Colour and Tonal Coordination
By this we're not talking squaller such as not wearing navy with black, more to consider the awareness of colour pallets when forming clothing into styled looks. One of the easiest ways to achieve this is quite simply reducing the number of colours on option in your wardrobe. Black white and grey for the everyday, or black white and navy to keep you wavey, take your pick but either are a good rule of thumb for a sturdy foundation. Although we recommend this to include essentials for the majority of your wardrobe staples pops of colour are also essential.
Finding the right balance between these two aspects will create a consistent and flowing colour pallet throughout your garments. For example, observe the image above, consisting for two alternative tones of navy, with a crisp white tee and Pale Green cotton pants. The shade of the green is key in this case as it unites with the white and the navy; a brighter or more vibrant colour green would not please the pallet. Electing the appropriate colour of undergarment can break up the sectional tones of your outfit and can be used well to brighten up darker tones. It is favourable to select different tones of the same colour to cause lasting effect, especially when utilising a lot of black.
Fabric and Textures
In this we focus on specific fabrics and ideas on how to line them up appropriately for utilitarian and visual impact. We understand at CC this is temperamental with regards to seasonal changes but this will give you a general sense of how to combine textures.
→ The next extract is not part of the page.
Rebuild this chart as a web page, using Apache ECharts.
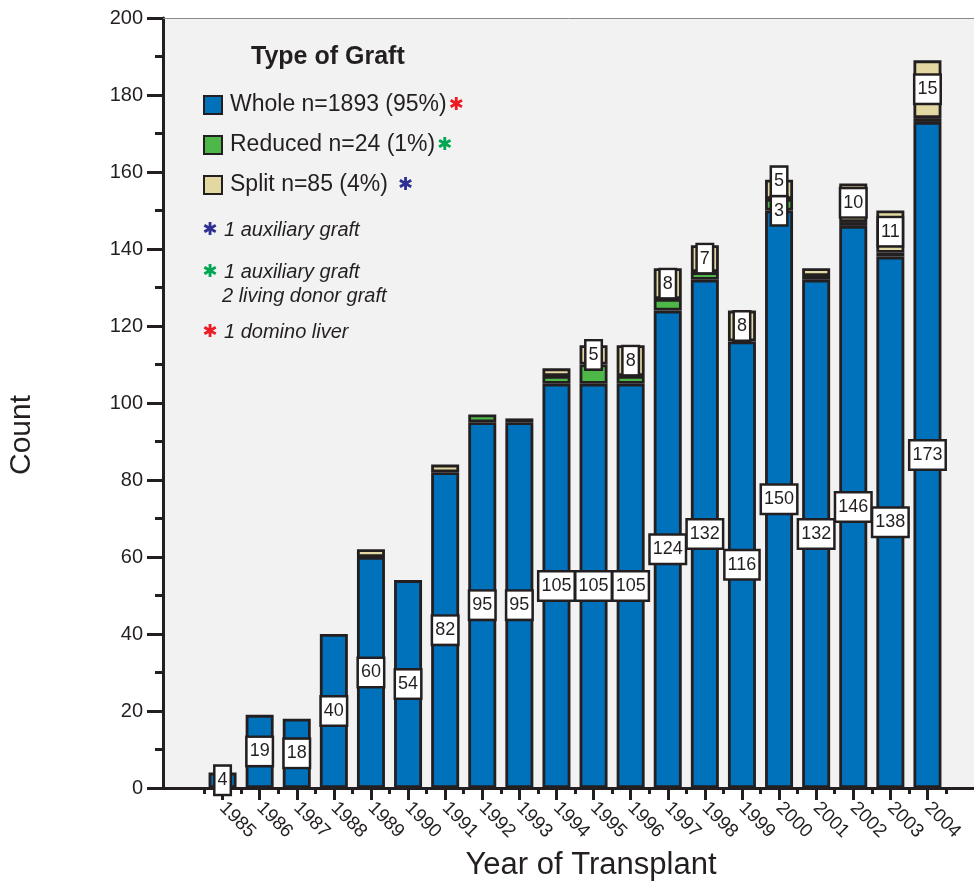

The construction of most outfits consists of base, mid and outer layers. For base layers cotton is always a good go to. Available in a variation of weights, textures and silhouettes its an easy wear for any occasion , top picks include a solid tee or a dense cotton oxford . Mid layers( usually concerning long sleeve pieces) is where you can really experiment with fabrics and where more designated thought should be placed, usual suspects include cotton sweats, linen quarter zips, vests, twill overshirts and woollen knitwear. Outer layer garments as are the highlight to most outfits usually containing some technical aspects be it; waxing, waterproofing, down or Gore-Tex.
Take the image above as an example of textile experimentation on a crisp winters day of -2 degrees. The base layer of the outfit is a cotton t-shirt providing good breathability and comfort. Above is a high neck , long strand fleece with a soft handle. The high neck keeps out a draft, also withdraws the use of a scarf. Also incorporated in the mid layer is a down vest, providing superb insulation. The sleeveless aspect of the garment is paramount, as it does not inflict your range of movement( unlike a long sleeve alternative). The outer layer consists of a brushed wool mac. This is a good choice as the collar is coming away from the neck, thus not imposing on the high neck of the fleece. The ensemble is a fine example of providing a sense of depth to one tone outfit.
Garment length is an essential thought process when pondering what to wear. This component can have a dramatic effect on the flow of your garments between layers and how things fit together. The first thing to consider is your base and mid layers. A preference for us is to have your base layer lying lower than your mid layer this creates seamless continuity between garments while also giving you the option to amplify the seperation of layers with a pop of colour (as shown in the image above).
Additionally this concept can be applied to legwear. The leg length of your trousers and the way they sit can have many implications. For example with tapered multi layered styling of varied lengths, particularly with a more fashion forward fit, (like the example above) a complimenting cropped length of trouser would sit well. With more over sized ensembles, a spill over cuff could sit a lot better workwear. With more classic and clean compositions try chinos or denim with a slick turn up.
By this were not talking about pretentious social constructs such as 'that big meeting' or 'catching a business lunch', we asses the daily trifles that could alter the need of formality of your attire for example; The active duration of your day, an evening meal with friends, casual weekends or your choice of work attire.
The line between smart and casual can be an surprisingly fine, all it takes some minor details within your outfit choices to steer between either desired preference. Take the example above; a turtle neck knit has been chosen rather than a cotton sweatshirt, providing comfort with a slightly less athletically inspired garment. Swap your formal trousers for tailored wool track pants providing relaxed tapered fit and avoiding the use of an cumbersome belt and buckle. Sporting a monochromatic leather or suede sneaker , specifically a low top, makes reference to a more proper iteration of footwear. The midsole for comfort is of high importance, if in doubt look for the Margom Cup Sole or a Vibram unit for the CC tick of approval.
Finally let's not forget a major CC go to, who can knock a classic over coat? Whether single or double breasted make sure to pay close attention to the fit and how to garment lies, when assessing the need for smart or casual. A more oversized coat of a double breasted nature was used, creating a well rounded look fit for purpose.